### Work required
Reproduce each line of the material exactly, minus any picture.

☆ ☆ ☆

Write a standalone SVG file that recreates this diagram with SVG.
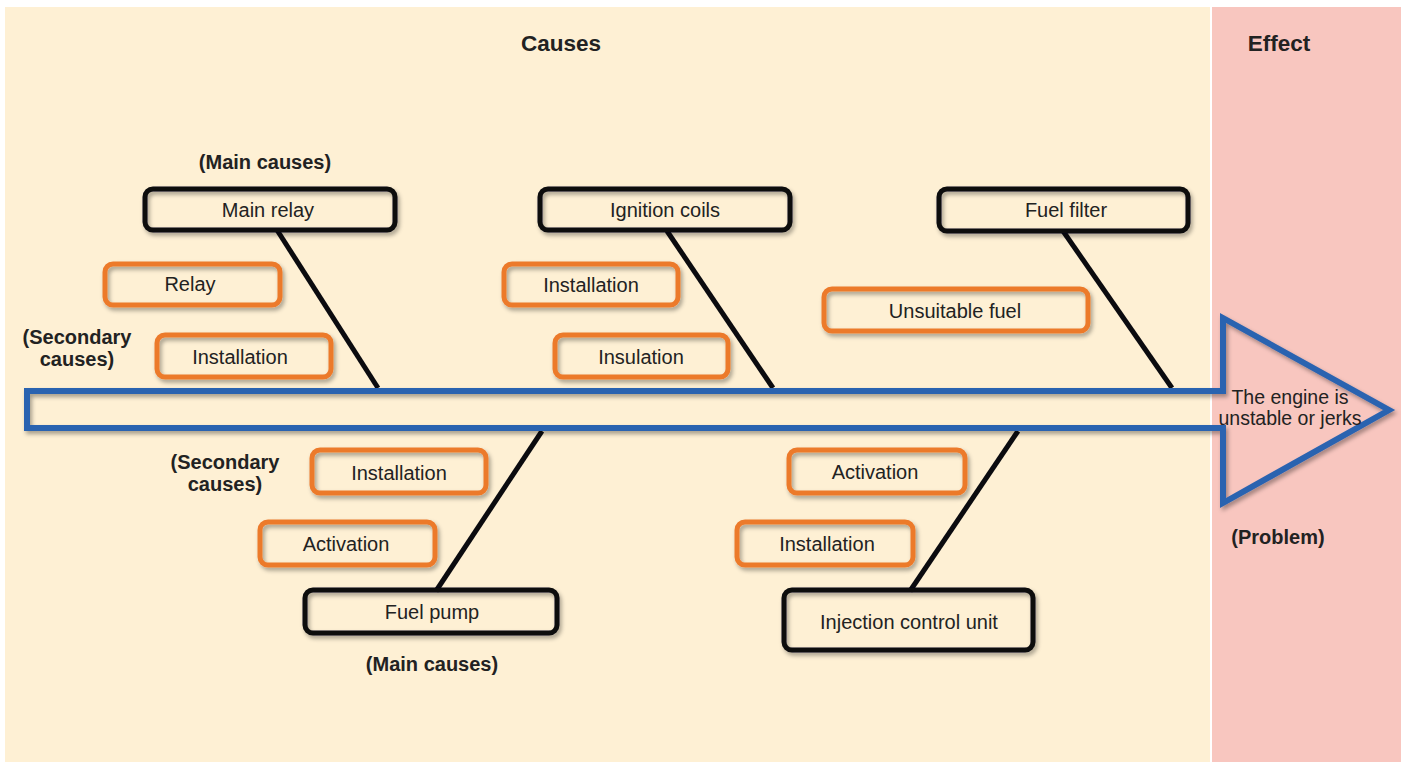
<svg xmlns="http://www.w3.org/2000/svg" width="1403" height="762" viewBox="0 0 1403 762">
<defs>
<filter id="sh" x="-10%" y="-20%" width="130%" height="150%">
<feDropShadow dx="2" dy="3" stdDeviation="2" flood-color="#000" flood-opacity="0.35"/>
</filter>
</defs>
<style>
.main{fill:none;stroke:#0b0b0f;stroke-width:5;filter:url(#sh)}
.sec{fill:none;stroke:#ec7a2c;stroke-width:5;filter:url(#sh)}
.t{font-family:"Liberation Sans",Arial,sans-serif;font-size:20px;fill:#222;text-anchor:middle;dominant-baseline:central}
.e{font-family:"Liberation Sans",Arial,sans-serif;font-size:19.5px;fill:#222;text-anchor:middle;dominant-baseline:central}
.b{font-family:"Liberation Sans",Arial,sans-serif;font-size:20px;font-weight:bold;fill:#222;text-anchor:middle;dominant-baseline:central}
.h{font-family:"Liberation Sans",Arial,sans-serif;font-size:22.5px;font-weight:bold;fill:#222;text-anchor:middle;dominant-baseline:central}
.bone{stroke:#0b0b0f;stroke-width:5;fill:none}
</style>
<rect x="0" y="0" width="1403" height="762" fill="#ffffff"/>
<rect x="5" y="7" width="1205" height="755" fill="#fef0d4"/>
<rect x="1212" y="7" width="189" height="755" fill="#f8c6bf"/>

<text class="h" x="561" y="43">Causes</text>
<text class="h" x="1279" y="43">Effect</text>
<text class="b" x="265" y="162">(Main causes)</text>
<text class="b" x="77" y="337">(Secondary</text>
<text class="b" x="77" y="359">causes)</text>
<text class="b" x="225" y="462">(Secondary</text>
<text class="b" x="225" y="484">causes)</text>
<text class="b" x="432" y="664">(Main causes)</text>
<text class="b" x="1278" y="537">(Problem)</text>

<g id="connectors">
<line class="bone" x1="277" y1="230" x2="378" y2="388"/>
<line class="bone" x1="667" y1="231" x2="773" y2="388"/>
<line class="bone" x1="1063" y1="231" x2="1172" y2="388"/>
<line class="bone" x1="436" y1="591" x2="542" y2="431"/>
<line class="bone" x1="910" y1="591" x2="1018" y2="431"/>
</g>

<g id="spine">
<polygon points="27,391 1223,391 1223,318 1389,410 1223,503 1223,428 27,428" fill="none" stroke="#2c63b0" stroke-width="6" stroke-linejoin="miter" filter="url(#sh)"/>
<text class="e" x="1290" y="397">The engine is</text>
<text class="e" x="1290" y="418">unstable or jerks</text>
</g>

<g id="main-relay"><rect class="main" x="145" y="189" width="250" height="41" rx="8"/><text class="t" x="268" y="210">Main relay</text></g>
<g id="ignition-coils"><rect class="main" x="540" y="189" width="250" height="41" rx="8"/><text class="t" x="665" y="210">Ignition coils</text></g>
<g id="fuel-filter"><rect class="main" x="939" y="189" width="249" height="42" rx="8"/><text class="t" x="1066" y="210">Fuel filter</text></g>
<g id="fuel-pump"><rect class="main" x="305" y="590" width="252" height="43" rx="8"/><text class="t" x="432" y="612">Fuel pump</text></g>
<g id="injection-control-unit"><rect class="main" x="784" y="590" width="249" height="60" rx="8"/><text class="t" x="909" y="622">Injection control unit</text></g>

<g id="relay"><rect class="sec" x="105" y="264" width="175" height="41" rx="8"/><text class="t" x="190" y="284">Relay</text></g>
<g id="installation-1"><rect class="sec" x="157" y="335" width="174" height="42" rx="8"/><text class="t" x="240" y="357">Installation</text></g>
<g id="installation-2"><rect class="sec" x="504" y="264" width="174" height="41" rx="8"/><text class="t" x="591" y="285">Installation</text></g>
<g id="insulation"><rect class="sec" x="555" y="335" width="173" height="42" rx="8"/><text class="t" x="641" y="357">Insulation</text></g>
<g id="unsuitable-fuel"><rect class="sec" x="824" y="289" width="264" height="42" rx="8"/><text class="t" x="955" y="311">Unsuitable fuel</text></g>
<g id="installation-3"><rect class="sec" x="312" y="450" width="174" height="43" rx="8"/><text class="t" x="399" y="473">Installation</text></g>
<g id="activation-1"><rect class="sec" x="260" y="522" width="175" height="43" rx="8"/><text class="t" x="346" y="544">Activation</text></g>
<g id="activation-2"><rect class="sec" x="789" y="450" width="176" height="43" rx="8"/><text class="t" x="875" y="472">Activation</text></g>
<g id="installation-4"><rect class="sec" x="737" y="522" width="176" height="43" rx="8"/><text class="t" x="827" y="544">Installation</text></g>
</svg>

☆ ☆ ☆

### Output below
Write a standalone SVG file that recreates this diagram with SVG.
<svg xmlns="http://www.w3.org/2000/svg" width="1403" height="762" viewBox="0 0 1403 762">
<defs>
<filter id="sh" x="-10%" y="-20%" width="130%" height="150%">
<feDropShadow dx="2" dy="3" stdDeviation="2" flood-color="#000" flood-opacity="0.35"/>
</filter>
</defs>
<style>
.main{fill:none;stroke:#0b0b0f;stroke-width:5;filter:url(#sh)}
.sec{fill:none;stroke:#ec7a2c;stroke-width:5;filter:url(#sh)}
.t{font-family:"Liberation Sans",Arial,sans-serif;font-size:20px;fill:#222;text-anchor:middle;dominant-baseline:central}
.e{font-family:"Liberation Sans",Arial,sans-serif;font-size:19.5px;fill:#222;text-anchor:middle;dominant-baseline:central}
.b{font-family:"Liberation Sans",Arial,sans-serif;font-size:20px;font-weight:bold;fill:#222;text-anchor:middle;dominant-baseline:central}
.h{font-family:"Liberation Sans",Arial,sans-serif;font-size:22.5px;font-weight:bold;fill:#222;text-anchor:middle;dominant-baseline:central}
.bone{stroke:#0b0b0f;stroke-width:5;fill:none}
</style>
<rect x="0" y="0" width="1403" height="762" fill="#ffffff"/>
<rect x="5" y="7" width="1205" height="755" fill="#fef0d4"/>
<rect x="1212" y="7" width="189" height="755" fill="#f8c6bf"/>

<text class="h" x="561" y="43">Causes</text>
<text class="h" x="1279" y="43">Effect</text>
<text class="b" x="265" y="162">(Main causes)</text>
<text class="b" x="77" y="337">(Secondary</text>
<text class="b" x="77" y="359">causes)</text>
<text class="b" x="225" y="462">(Secondary</text>
<text class="b" x="225" y="484">causes)</text>
<text class="b" x="432" y="664">(Main causes)</text>
<text class="b" x="1278" y="537">(Problem)</text>

<g id="connectors">
<line class="bone" x1="277" y1="230" x2="378" y2="388"/>
<line class="bone" x1="667" y1="231" x2="773" y2="388"/>
<line class="bone" x1="1063" y1="231" x2="1172" y2="388"/>
<line class="bone" x1="436" y1="591" x2="542" y2="431"/>
<line class="bone" x1="910" y1="591" x2="1018" y2="431"/>
</g>

<g id="spine">
<polygon points="27,391 1223,391 1223,318 1389,410 1223,503 1223,428 27,428" fill="none" stroke="#2c63b0" stroke-width="6" stroke-linejoin="miter" filter="url(#sh)"/>
<text class="e" x="1290" y="397">The engine is</text>
<text class="e" x="1290" y="418">unstable or jerks</text>
</g>

<g id="main-relay"><rect class="main" x="145" y="189" width="250" height="41" rx="8"/><text class="t" x="268" y="210">Main relay</text></g>
<g id="ignition-coils"><rect class="main" x="540" y="189" width="250" height="41" rx="8"/><text class="t" x="665" y="210">Ignition coils</text></g>
<g id="fuel-filter"><rect class="main" x="939" y="189" width="249" height="42" rx="8"/><text class="t" x="1066" y="210">Fuel filter</text></g>
<g id="fuel-pump"><rect class="main" x="305" y="590" width="252" height="43" rx="8"/><text class="t" x="432" y="612">Fuel pump</text></g>
<g id="injection-control-unit"><rect class="main" x="784" y="590" width="249" height="60" rx="8"/><text class="t" x="909" y="622">Injection control unit</text></g>

<g id="relay"><rect class="sec" x="105" y="264" width="175" height="41" rx="8"/><text class="t" x="190" y="284">Relay</text></g>
<g id="installation-1"><rect class="sec" x="157" y="335" width="174" height="42" rx="8"/><text class="t" x="240" y="357">Installation</text></g>
<g id="installation-2"><rect class="sec" x="504" y="264" width="174" height="41" rx="8"/><text class="t" x="591" y="285">Installation</text></g>
<g id="insulation"><rect class="sec" x="555" y="335" width="173" height="42" rx="8"/><text class="t" x="641" y="357">Insulation</text></g>
<g id="unsuitable-fuel"><rect class="sec" x="824" y="289" width="264" height="42" rx="8"/><text class="t" x="955" y="311">Unsuitable fuel</text></g>
<g id="installation-3"><rect class="sec" x="312" y="450" width="174" height="43" rx="8"/><text class="t" x="399" y="473">Installation</text></g>
<g id="activation-1"><rect class="sec" x="260" y="522" width="175" height="43" rx="8"/><text class="t" x="346" y="544">Activation</text></g>
<g id="activation-2"><rect class="sec" x="789" y="450" width="176" height="43" rx="8"/><text class="t" x="875" y="472">Activation</text></g>
<g id="installation-4"><rect class="sec" x="737" y="522" width="176" height="43" rx="8"/><text class="t" x="827" y="544">Installation</text></g>
</svg>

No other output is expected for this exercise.